There was a time when Liam Ridgewell was seen as everybody's ready symbol of an error-prone defender, but not any more. Not after his impressive display for Aston Villa at Arsenal on Saturday that helped to ensure a 1-1 draw.
Ridgewell, the 22-year-old defender who once gave away four penalties in a month, exemplified Villa's performance as the team kick-started the Martin O'Neill era with a result that pleased supporters and delighted neutrals all over the country.
Ridgewell was the first among equals; a centre-back who was as dominant in the air as he was quick on the floor.
He complemented Olof Mellberg, the Villa goalscorer, and helped to ensure a frustrating afternoon for Arsenal.
Aaron Hughes, the Villa right-back, whose task was made more difficult on Saturday when Theo Walcott emerged as a late substitute for Arsenal, has watched Ridgewell develop over the past year and is delighting at the centre-back's development.
"Everyone at the club knows how good Ridge is," Hughes said. "There are a lot of young players at Aston Villa, and a lot of good young players in the Premiership, and Ridge is among them. He defended well against Arsenal and he proved himself against one of the best teams there is.
"It was a solid defensive performance, not just from the defenders, but from the midfielders, too. What was most important was how we all worked hard for each other."
To be fair, Ridgewell was starting to make progress during the second half of last season, but he, more than anyone at Villa Park, needed a change of manager. David O'Leary's style did not inspire confidence but O'Neill's style, more inclusive and less negative, appears to have given Ridgewell a new lease of life.
Suddenly, with Martin Laursen now fit again, and Ridgewell in this form, the need for a new centre-back is not as great as it was a week ago.
Overall, the Villa players were doing their best to emphasise O'Neill's qualities without disparaging O'Leary.
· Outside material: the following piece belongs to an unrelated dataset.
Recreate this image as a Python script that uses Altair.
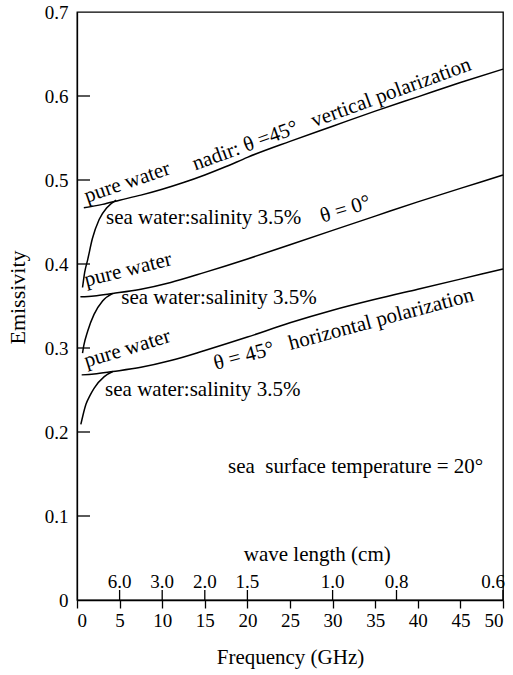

It was like walking a tightrope but Hughes, for one, managed it.
"We worked really hard against Arsenal but we always knew we had to," Hughes said. "With a new manager coming in, we know that this is a new opportunity for everyone at the club. I think everyone feels that this is a new era; a chance to make progress. This is a time of change but that is a good thing.
"The boss has come in and told us to go and play, to express ourselves and give it everything we have got. If we do that every time we step onto the pitch, then there is enough quality in the side that we can go places."
When Walcott finally emerged, Hughes's assignment became more difficult.
Walcott, an unused substitute in all of England's matches at the World Cup finals, dictated Arsenal's pace of play for the final 17 minutes and he created the equaliser for Gilberto Silva.
"Theo is one of those kids who has a lot of potential," Hughes said. "He has a lot of pace and is very sharp with it, he turns very quickly. He is young, and I think he is going to hurt defences up and down the country."
But this was the type of match that Villa would have lost last season. There did not seem to be the same unity, the same level of fortitude, and O'Neill seems to have instilled belief among players who finished 16th last season with Villa's lowest points tally in Premiership history.
"We had a bad season last time, we know that," Hughes said. "But we think we have the players to do much better this time around. There is definitely a lot of optimism about."